Q: I am a very young bassist who plays in a band with some other young musicians. I’m having an issue with respect and competitiveness. Most of my bandmates say I’m the best musician among them. Our guitarist assumes he’s the best musician in the band, though his knowledge of theory isn’t there. How do I get him to listen more, without making our practice sessions uncomfortable?
A: I’ve come across questions like this, generally from younger players, asking how to deal with attitudes with regard to ability, perceived rank, inflated egos, and so forth.
There are many things which come to mind when I think about this question. Most importantly are these two thoughts:
1. Music is NOT a competition!
2. You cannot fight ego with ego.
The first thing I’d suggest is to make everyone aware (say, during a rehearsal conflict) that each member has their strengths and a weaknesses and, in this case (whatever that case is) you strongly believe that your suggestion may be more on the mark. Offer to try it both ways and then agree on a whole which idea works better musically.
It doesn’t matter who knows more and who knows less. We all know something that someone doesn’t and vice-versa. We are all better than someone at our instrument and there will always be someone who is better than us. Once you get to the upper levels of ability and learn how to speak with your own voice, then it’s all a matter of style and taste anyway. There is no “better”.
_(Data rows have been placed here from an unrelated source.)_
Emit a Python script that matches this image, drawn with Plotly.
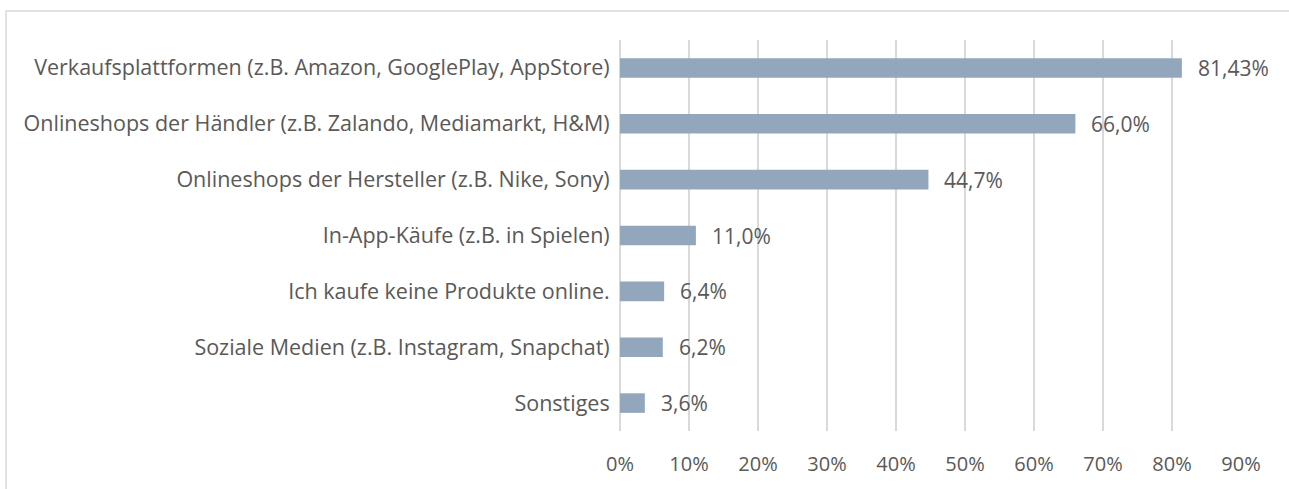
import plotly.graph_objects as go

categories = [
    "Verkaufsplattformen (z.B. Amazon, GooglePlay, AppStore)",
    "Onlineshops der Händler (z.B. Zalando, Mediamarkt, H&M)",
    "Onlineshops der Hersteller (z.B. Nike, Sony)",
    "In-App-Käufe (z.B. in Spielen)",
    "Ich kaufe keine Produkte online.",
    "Soziale Medien (z.B. Instagram, Snapchat)",
    "Sonstiges",
]
values = [81.43, 66.0, 44.7, 11.0, 6.4, 6.2, 3.6]
labels = ["81,43%", "66,0%", "44,7%", "11,0%", "6,4%", "6,2%", "3,6%"]
tick_vals = [0, 10, 20, 30, 40, 50, 60, 70, 80, 90]
tick_text = [f"{v}%" for v in tick_vals]

FONT = "'Open Sans', sans-serif"
TXT = "#595959"
GRID = "#d9d9d9"

fig = go.Figure()
fig.add_trace(go.Bar(
    x=values, y=categories, orientation="h",
    marker=dict(color="#93a7bc", line=dict(width=0)),
    width=0.35, hoverinfo="x+y",
))

for v, c, t in zip(values, categories, labels):
    fig.add_annotation(x=v, y=c, text=t, showarrow=False, xanchor="left",
                       xshift=14, font=dict(family=FONT, size=21, color=TXT))

fig.add_shape(type="rect", xref="paper", yref="paper",
              x0=-0.9887, x1=1.4, y0=-0.4, y1=1.0739,
              line=dict(color=GRID, width=1.5), fillcolor="rgba(0,0,0,0)", layer="below")

fig.update_layout(
    width=1289, height=489,
    margin=dict(l=620, r=48, t=40, b=48),
    paper_bgcolor="white", plot_bgcolor="white",
    showlegend=False,
    font=dict(family=FONT, size=20, color=TXT),
    xaxis=dict(range=[0, 90], tickvals=tick_vals, ticktext=tick_text,
               showgrid=True, gridcolor=GRID, gridwidth=1.5,
               zeroline=True, zerolinecolor=GRID, zerolinewidth=1.5,
               showline=False, ticks="outside", ticklen=15,
               tickcolor="rgba(0,0,0,0)",
               tickfont=dict(family=FONT, size=20, color=TXT)),
    yaxis=dict(categoryorder="array", categoryarray=categories,
               autorange="reversed", showgrid=False, zeroline=False,
               showline=False, ticks="outside", ticklen=5,
               tickcolor="rgba(0,0,0,0)",
               tickfont=dict(family=FONT, size=21.5, color=TXT)),
    bargap=0.65,
)

fig.write_html("out.html", config={"displayModeBar": False},
               post_script="document.body.style.margin='0px';")
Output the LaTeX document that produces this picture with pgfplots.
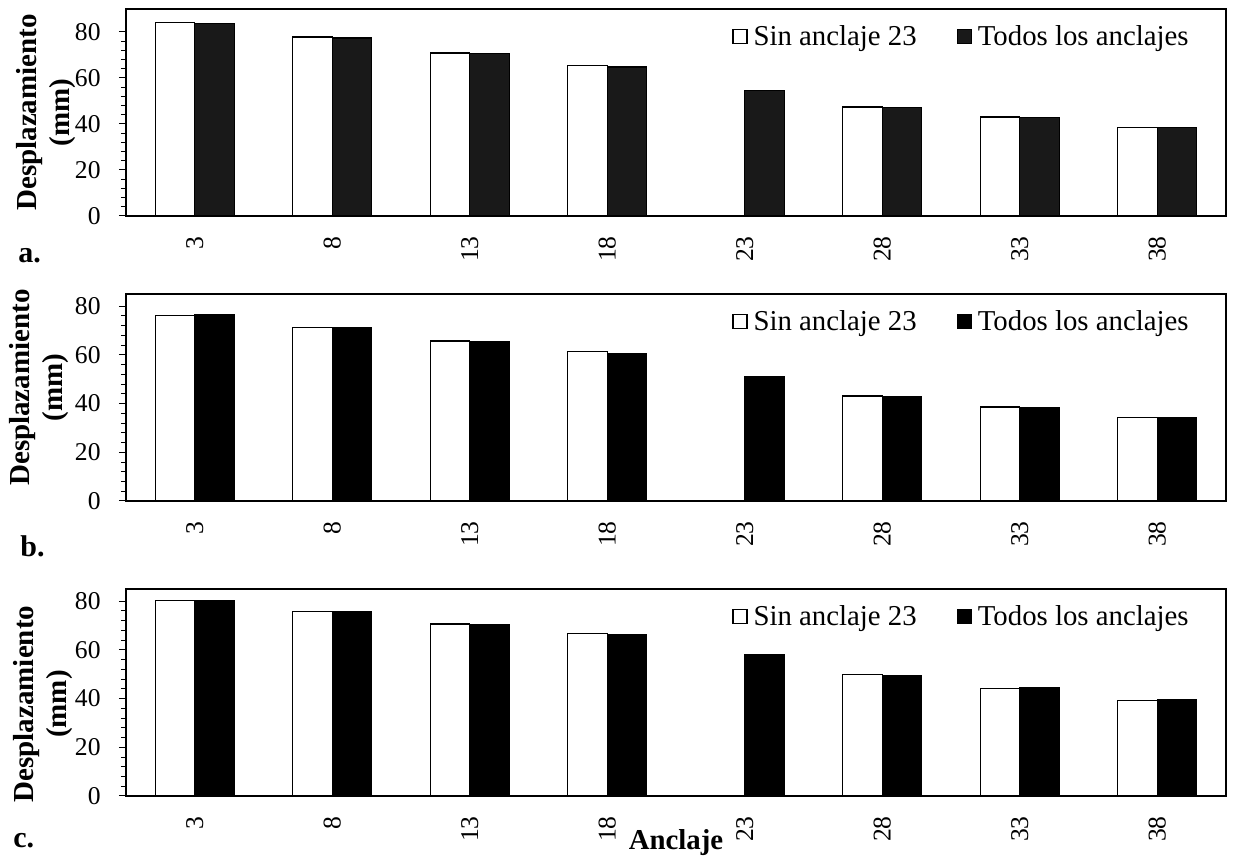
\documentclass[border=0pt]{standalone}
\usepackage{fontspec}
\setmainfont{Liberation Serif}
\usepackage{pgfplots}
\pgfplotsset{compat=1.18}
\definecolor{darkbar}{gray}{0.1}
\newcommand{\tickfont}{\fontsize{12.8}{14}\selectfont}
\pgfplotsset{
  panel/.style={
    scale only axis, width=550pt, height=103.5pt,
    ybar=0pt, bar width=19.75pt,
    xmin=-0.5, xmax=7.5, ymin=0,
    xtick={0,...,7}, xticklabels={3,8,13,18,23,28,33,38},
    ytick={0,20,40,60,80}, minor y tick num=4,
    yticklabel={\pgfmathprintnumber[assume math mode=true]{\tick}},
    xtick style={draw=none},
    ytick pos=left, tick align=outside,
    major tick length=3.5pt, minor tick length=2.5pt,
    axis line style={line width=0.8pt},
    every tick/.style={black, line width=0.5pt},
    /pgf/number format/assume math mode=true,
    xticklabel style={font=\tickfont, rotate=90, anchor=east, inner xsep=6.5pt},
    yticklabel style={font=\tickfont, inner xsep=9pt},
    ylabel={Desplazamiento\\(mm)},
    ylabel style={font=\bfseries\fontsize{14.5}{16.5}\selectfont, align=center, anchor=center},
    legend columns=2,
    legend cell align=left,
    legend style={draw=none, fill=none, at={(axis description cs:1,1)}, anchor=north east,
      xshift=-14pt, yshift=-4pt, font=\fontsize{14.4}{16}\selectfont,
      nodes={inner xsep=1.5pt},
      /tikz/every odd column/.append style={column sep=1.5pt},
      /tikz/every even column/.append style={column sep=18.5pt}},
    legend image code/.code={\draw[#1, line width=0.6pt] (0pt,-3.5pt) rectangle (7pt,3.5pt);},
  },
  wbar/.style={fill=white, draw=black, line width=0.6pt},
}
\begin{document}
\begin{tikzpicture}
\useasboundingbox (0,0) rectangle (616.5pt,-430pt);
% panel a
\begin{axis}[panel, ymax=90, at={(63pt,-4.5pt)}, anchor=north west,
  ylabel style={at={(axis description cs:-0.0723,0.5)}}]
\addplot[wbar] coordinates {(0,84.1) (1,77.8) (2,70.9) (3,65.4) (5,47.4) (6,43.0) (7,38.5)};
\addplot[fill=darkbar, draw=black, line width=0.6pt] coordinates {(0,83.8) (1,77.4) (2,70.6) (3,64.8) (4,54.4) (5,47.2) (6,42.8) (7,38.5)};
\legend{Sin anclaje 23, Todos los anclajes}
\end{axis}
\node[font=\bfseries\fontsize{15}{17}\selectfont, anchor=base west, inner sep=0pt] at (9pt,-131.5pt) {a.};
% panel b
\begin{axis}[panel, ymax=85, at={(63pt,-147pt)}, anchor=north west,
  ylabel style={at={(axis description cs:-0.079,0.548)}}]
\addplot[wbar] coordinates {(0,76.3) (1,71.4) (2,65.7) (3,61.3) (5,43.1) (6,38.6) (7,34.3)};
\addplot[fill=black, draw=black, line width=0.6pt] coordinates {(0,76.4) (1,71.1) (2,65.3) (3,60.6) (4,51.1) (5,42.9) (6,38.4) (7,34.4)};
\legend{Sin anclaje 23, Todos los anclajes}
\end{axis}
\node[font=\bfseries\fontsize{15}{17}\selectfont, anchor=base west, inner sep=0pt] at (10pt,-278.5pt) {b.};
% panel c
\begin{axis}[panel, ymax=85, at={(63pt,-294.5pt)}, anchor=north west,
  ylabel style={at={(axis description cs:-0.075,0.444)}},
  xlabel={Anclaje},
  xlabel style={font=\bfseries\fontsize{14.4}{16}\selectfont, at={(axis description cs:0.5,-0.261)}, anchor=base}]
\addplot[wbar] coordinates {(0,80.3) (1,75.9) (2,70.6) (3,66.6) (5,50.0) (6,44.2) (7,39.3)};
\addplot[fill=black, draw=black, line width=0.6pt] coordinates {(0,80.2) (1,75.6) (2,70.5) (3,66.1) (4,58.2) (5,49.4) (6,44.4) (7,39.4)};
\legend{Sin anclaje 23, Todos los anclajes}
\end{axis}
\node[font=\bfseries\fontsize{15}{17}\selectfont, anchor=base west, inner sep=0pt] at (6.5pt,-424pt) {c.};
\end{tikzpicture}
\end{document}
Being aware of this fact can free you up to a more generous attitude and, in turn, lead by example. Don’t feel challenged by someone who needs to boast or brag about what they know, who they know or what they’ve done. Feel free to make any mental notes about the person you want… just keep ’em to yourself. Trust me, it’s easier that way.
Simply be kind and generous of spirit.
If your guitarist is challenging you during rehearsals about theory, try not to argue with him. Simply let the music decide what works best (or Google the question and settle it in a concrete way). Whatever you do, don’t waste energy arguing about who’s better or who knows more. Music has nothing to do with that stuff and you’ll both be missing the point.
If the issue is with your guitarist thinking that he’s a stellar player when he’s just not, you will never convince him that he’s not very good. He needs to discover that on his own. Record a rehearsal and send it to everyone to listen to. Suggest that everyone make notes on what they think can use improvement or what isn’t working.
Maybe if the guitarist hears himself objectively, he’ll hear what you’re hearing in his playing. If he’s still convinced that he’s rocking and you’re crazy for thinking otherwise? Either you’re being too critical, he’s delusional, he’s as unable to hear music as he is to play it or he’s just very insecure (more likely) and has a hard time admitting any kind of deficit. There’s not much you can do in any of those cases but try and foster his development (unless you’re just being to critical, in which case I’d say that you need to get your ego intact and relax. Don’t bag on others for not being at your level).
No matter what level someone is at, any of the greats has been there at one time or another. It’s all a path with no end, so all we can really do is try and foster our talents and help those around us to foster there talents. We all win that way and the musical community becomes stronger for it.